4. Aligns with member expectations
Different demographics expect different things from a community. For example:
Gen Z may look for visual storytelling and peer-led discovery
Working parents may prefer asynchronous, time-flexible formats
Members in certain regions may have platform preferences (e.g. WhatsApp over Slack)
By aligning features and programming with demographic expectations, you reduce friction and increase satisfaction.
How to approach demographic targeting in community strategy
1. Start with data, not assumptions
Collect information from:
Onboarding forms
Member surveys
Platform analytics
Social media audience insights
Look for patterns that go beyond vanity metrics. Focus on what people do, not just who they are.
2. Segment for action
Avoid segmentation for the sake of it. Useful demographic groupings should:
Inform content themes (e.g. early-career vs. late-career professionals)
Drive programming decisions (e.g. virtual vs. in-person events by region)
Shape moderation and onboarding (e.g. multilingual support)
If it doesn't impact how you serve the community, it may not be worth segmenting.
3. Create tailored experiences
Use demographic data to shape:
Content feeds that align with regional trends or age-specific interests
Events scheduled in time zones that fit member clusters
Ambassador roles representing key demographic segments
Welcome messages or onboarding sequences with contextual language
Even small touches—like regional holiday greetings or role-specific discussion threads—can increase perceived relevance.
4. Maintain flexibility
Demographics are static. People aren’t.
Treat demographic targeting as a starting point, not a fixed identity. Your community should be dynamic enough to:
Adapt to new patterns over time
Avoid over-personalisation that siloes members
Enable cross-demographic connection and learning
The goal is resonance, not restriction.
Common mistakes in demographic targeting
1. Over-segmentation
Too many segments can:
Fragment the community
Dilute engagement
Overcomplicate analytics
Instead, focus on high-impact groupings that actually inform your decisions.
2. Stereotyping
Demographic labels aren’t personality traits.
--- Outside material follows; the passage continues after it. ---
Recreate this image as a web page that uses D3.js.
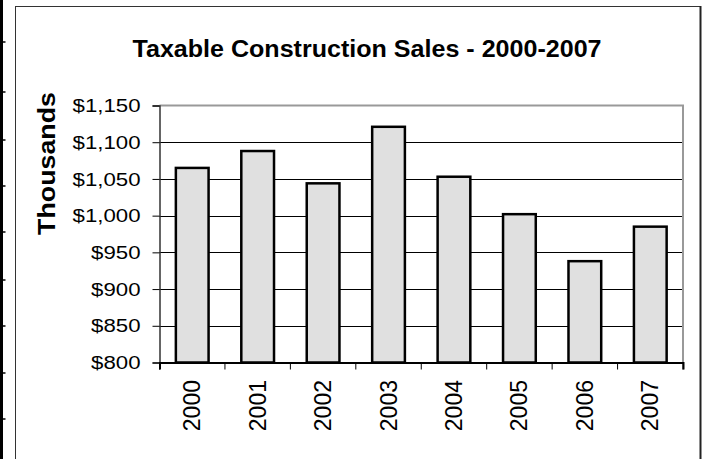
<!DOCTYPE html>
<html><head><meta charset="utf-8">
<script src="https://cdn.jsdelivr.net/npm/d3@7"></script>
<style>body{margin:0;background:#fff;} svg{display:block;} text{font-family:"Liberation Sans",Arial,sans-serif;}</style>
</head><body>
<svg id="c" width="705" height="459"></svg>
<script>
const years = ["2000","2001","2002","2003","2004","2005","2006","2007"];
const sales = [1065, 1088, 1044, 1121, 1053, 1002, 938, 985];
const yTicks = [800, 850, 900, 950, 1000, 1050, 1100, 1150];
const title = "Taxable Construction Sales - 2000-2007";
const yTitle = "Thousands";
const edgeMarks = [42, 92, 140, 186, 232, 280, 326, 373, 419];

const svg = d3.select("#c");
const m = {left:159.5, right:683, top:105.5, bottom:362.5};

// left page edge strip
svg.append("rect").attr("x",0).attr("y",0).attr("width",3).attr("height",459).attr("fill","#000");
svg.selectAll(".em").data(edgeMarks).enter().append("line")
  .attr("x1",3).attr("x2",5.5).attr("y1",d=>d).attr("y2",d=>d).attr("stroke","#000").attr("stroke-width",1.5);

// chart border
svg.append("line").attr("x1",15.5).attr("x2",15.5).attr("y1",6.5).attr("y2",470).attr("stroke","#333").attr("stroke-width",1);
svg.append("line").attr("x1",15).attr("x2",701).attr("y1",6.5).attr("y2",6.5).attr("stroke","#333").attr("stroke-width",1);
svg.append("line").attr("x1",700.5).attr("x2",700.5).attr("y1",6).attr("y2",470).attr("stroke","#222").attr("stroke-width",2);

const x = d3.scaleBand().domain(years).range([m.left, m.right]).paddingInner(0.5).paddingOuter(0.25);
const xb = d3.scaleBand().domain(years).range([m.left, m.right]);
const y = d3.scaleLinear().domain([800,1150]).range([m.bottom, m.top]);

// gridlines
svg.append("g").selectAll("line").data(yTicks.filter(t=>t>800 && t<1150)).enter().append("line")
  .attr("x1",m.left).attr("x2",m.right).attr("y1",d=>Math.round(y(d))+0.5).attr("y2",d=>Math.round(y(d))+0.5)
  .attr("stroke","#000").attr("stroke-width",1);

// plot frame top/right gray
svg.append("line").attr("x1",m.left).attr("x2",m.right+1).attr("y1",m.top).attr("y2",m.top).attr("stroke","#999").attr("stroke-width",2);
svg.append("line").attr("x1",m.right).attr("x2",m.right).attr("y1",m.top).attr("y2",m.bottom).attr("stroke","#999").attr("stroke-width",2);

// bars
svg.append("g").selectAll("rect").data(sales).enter().append("rect")
  .attr("x",(d,i)=>x(years[i])).attr("width",x.bandwidth())
  .attr("y",d=>y(d)).attr("height",d=>y(800)-y(d))
  .attr("fill","#e0e0e0").attr("stroke","#000").attr("stroke-width",2.5);

// y axis
const ya = d3.axisLeft(y).tickValues(yTicks).tickSize(7).tickPadding(12)
  .tickFormat(d=>"$"+d3.format(",")(d));
const gy = svg.append("g").attr("transform",`translate(${m.left},0)`).call(ya);
gy.select(".domain").attr("stroke","#333").attr("stroke-width",1.5);
gy.selectAll(".tick line").attr("stroke","#000");
gy.selectAll(".tick text").attr("font-size",19).attr("fill","#000");
gy.selectAll(".tick text").each(function(){
  const t=d3.select(this); const xx=+t.attr("x");
  t.attr("x",null).attr("transform",`translate(${xx},0) scale(1.17,1)`);
});

// x axis
const xa = d3.axisBottom(xb).tickSize(7).tickFormat("");
const gx = svg.append("g").attr("transform",`translate(0,${m.bottom})`).call(xa);
gx.select(".domain").attr("stroke","#000").attr("stroke-width",2);
gx.selectAll(".tick").remove();
gx.selectAll(".bt").data(years.concat(["end"])).enter().append("line")
  .attr("x1",(d,i)=> i<years.length ? xb(d) : m.right).attr("x2",(d,i)=> i<years.length ? xb(d) : m.right)
  .attr("y1",0).attr("y2",7).attr("stroke","#000").attr("stroke-width",1);
svg.append("g").selectAll("text").data(years).enter().append("text")
  .attr("transform",d=>`translate(${xb(d)+xb.bandwidth()/2+8},380) rotate(-90)`)
  .attr("text-anchor","end").attr("font-size",23).attr("fill","#000").text(d=>d);

// titles
svg.append("text").attr("text-anchor","middle")
  .attr("font-size",24).attr("font-weight","bold").attr("fill","#000")
  .attr("transform","translate(367,57) scale(1.045,1)").text(title);
svg.append("text").attr("transform","translate(55,163.5) rotate(-90) scale(1.14,1)").attr("text-anchor","middle")
  .attr("font-size",23.5).attr("font-weight","bold").attr("fill","#000").text(yTitle);
</script>
</body></html>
Avoid making assumptions like:
“Millennials don’t want long-form content”
“Older members won’t join video calls”
“This group doesn’t care about social causes”
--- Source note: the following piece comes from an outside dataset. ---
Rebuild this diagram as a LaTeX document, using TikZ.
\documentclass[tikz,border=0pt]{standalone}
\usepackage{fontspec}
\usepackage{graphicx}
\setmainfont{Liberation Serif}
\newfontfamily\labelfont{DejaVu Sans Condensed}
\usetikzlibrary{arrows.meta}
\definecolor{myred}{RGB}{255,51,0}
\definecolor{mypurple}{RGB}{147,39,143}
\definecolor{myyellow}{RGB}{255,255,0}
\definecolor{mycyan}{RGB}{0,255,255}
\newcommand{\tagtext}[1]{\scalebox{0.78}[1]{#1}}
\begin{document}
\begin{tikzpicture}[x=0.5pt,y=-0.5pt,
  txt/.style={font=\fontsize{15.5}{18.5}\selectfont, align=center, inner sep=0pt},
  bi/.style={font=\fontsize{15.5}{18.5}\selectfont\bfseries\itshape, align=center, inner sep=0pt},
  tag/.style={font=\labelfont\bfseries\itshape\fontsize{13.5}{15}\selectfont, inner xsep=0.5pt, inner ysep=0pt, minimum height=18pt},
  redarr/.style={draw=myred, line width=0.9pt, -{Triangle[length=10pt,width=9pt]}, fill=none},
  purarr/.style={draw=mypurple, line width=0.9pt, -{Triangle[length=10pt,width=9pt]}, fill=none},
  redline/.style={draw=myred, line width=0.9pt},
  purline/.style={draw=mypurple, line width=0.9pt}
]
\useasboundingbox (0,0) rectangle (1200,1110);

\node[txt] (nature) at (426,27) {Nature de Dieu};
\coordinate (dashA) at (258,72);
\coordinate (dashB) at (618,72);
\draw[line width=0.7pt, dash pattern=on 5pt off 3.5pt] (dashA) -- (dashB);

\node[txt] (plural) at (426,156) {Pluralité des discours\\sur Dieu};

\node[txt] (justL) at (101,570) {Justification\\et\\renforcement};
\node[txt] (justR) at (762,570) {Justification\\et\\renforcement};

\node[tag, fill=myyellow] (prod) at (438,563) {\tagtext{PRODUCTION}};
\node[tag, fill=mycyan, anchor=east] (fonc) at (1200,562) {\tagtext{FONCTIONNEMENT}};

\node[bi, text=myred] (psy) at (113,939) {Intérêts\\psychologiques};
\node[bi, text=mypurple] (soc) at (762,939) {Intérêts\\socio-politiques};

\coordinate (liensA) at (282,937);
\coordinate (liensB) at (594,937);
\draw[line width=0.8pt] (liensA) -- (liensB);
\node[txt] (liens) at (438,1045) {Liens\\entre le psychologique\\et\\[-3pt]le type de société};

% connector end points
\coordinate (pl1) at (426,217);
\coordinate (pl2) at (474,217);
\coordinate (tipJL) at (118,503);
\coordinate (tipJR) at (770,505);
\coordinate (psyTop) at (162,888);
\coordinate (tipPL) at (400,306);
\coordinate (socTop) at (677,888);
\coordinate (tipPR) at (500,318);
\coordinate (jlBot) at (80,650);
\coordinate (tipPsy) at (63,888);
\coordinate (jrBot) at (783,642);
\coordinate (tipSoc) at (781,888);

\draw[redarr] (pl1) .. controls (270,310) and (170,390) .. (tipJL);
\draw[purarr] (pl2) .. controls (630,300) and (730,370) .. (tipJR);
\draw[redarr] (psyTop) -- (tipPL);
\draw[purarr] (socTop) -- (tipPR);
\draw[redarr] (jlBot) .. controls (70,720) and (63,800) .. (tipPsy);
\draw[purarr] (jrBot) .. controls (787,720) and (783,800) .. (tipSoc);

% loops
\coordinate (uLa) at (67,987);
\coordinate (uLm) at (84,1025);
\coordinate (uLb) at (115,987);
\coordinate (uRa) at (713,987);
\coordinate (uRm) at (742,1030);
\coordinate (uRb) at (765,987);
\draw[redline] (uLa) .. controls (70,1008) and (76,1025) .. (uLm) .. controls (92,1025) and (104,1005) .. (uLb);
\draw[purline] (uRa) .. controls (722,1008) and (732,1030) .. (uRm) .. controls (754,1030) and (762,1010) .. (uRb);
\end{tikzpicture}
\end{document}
Always test assumptions through feedback and behavioural data.
3. Ignoring intersectionality
A 28-year-old parent in Lagos and a 28-year-old single professional in London may share an age—but little else.
Use demographic data in combination with behavioural and psychographic insights for richer targeting.
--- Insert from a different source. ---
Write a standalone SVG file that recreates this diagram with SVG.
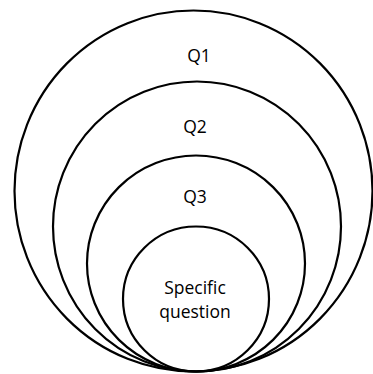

When demographic targeting is most effective
It’s especially useful when:
Launching a new community and defining your core audience
Running targeted growth campaigns
Designing region- or role-specific subgroups or chapters
Personalising content streams or notification settings
Analysing churn or drop-off by subgroup
Done well, demographic targeting leads to more inclusive design, stronger engagement, and deeper community trust.
Final thoughts
Demographic targeting isn’t about boxing people in—it’s about opening up pathways to connect more meaningfully. By understanding the basic contours of your community’s makeup, you can design experiences that feel seen, relevant, and welcoming.
In an age where attention is scarce and digital communities are everywhere, generic outreach rarely works. But contextual, demographically informed community building creates environments where people feel like they belong—not just because they joined, but because they were understood.
FAQs: Demographic targeting in community building
What is the difference between demographic and psychographic targeting?
Demographic targeting focuses on quantifiable traits such as age, gender, location, or education level. Psychographic targeting, on the other hand, dives deeper into attitudes, values, lifestyles, and interests. While demographic data tells you who your audience is, psychographics help explain why they engage. In practice, using both provides a more complete picture of your members.
How do you collect demographic data ethically in a community?
To collect demographic data responsibly:
Ask only for what’s necessary
Be transparent about how the data will be used
Make data sharing optional, not mandatory
Store and manage the data securely in compliance with privacy laws (e.g. GDPR)
You can gather demographic data through onboarding forms, surveys, or opt-in profile fields—ensuring members have control over their information.
What are the risks of relying too heavily on demographic targeting?
Overreliance on demographic data can:
Lead to broad generalisations or stereotypes
Exclude edge cases or underrepresented subgroups
Ignore behavioural patterns that better explain engagement
It’s best to combine demographic insights with qualitative feedback, user behaviour data, and cultural sensitivity.
Can demographic targeting improve member retention?
Yes. When demographic insights inform content, timing, format, and community structure, members are more likely to find the experience relevant. For example:
Tailoring onboarding based on age or role
Creating location-specific events
Using preferred communication channels by region or generation
This relevance boosts perceived value and helps retain members over time.
How often should you reassess demographic segments?
Demographics should be reviewed periodically—typically every 6–12 months—or when:
You experience significant growth or churn
You expand into new geographies or industries
Behavioural data suggests new subgroups are emerging
Communities evolve. Your segmentation should too. Regular audits ensure your strategy stays aligned with your current audience.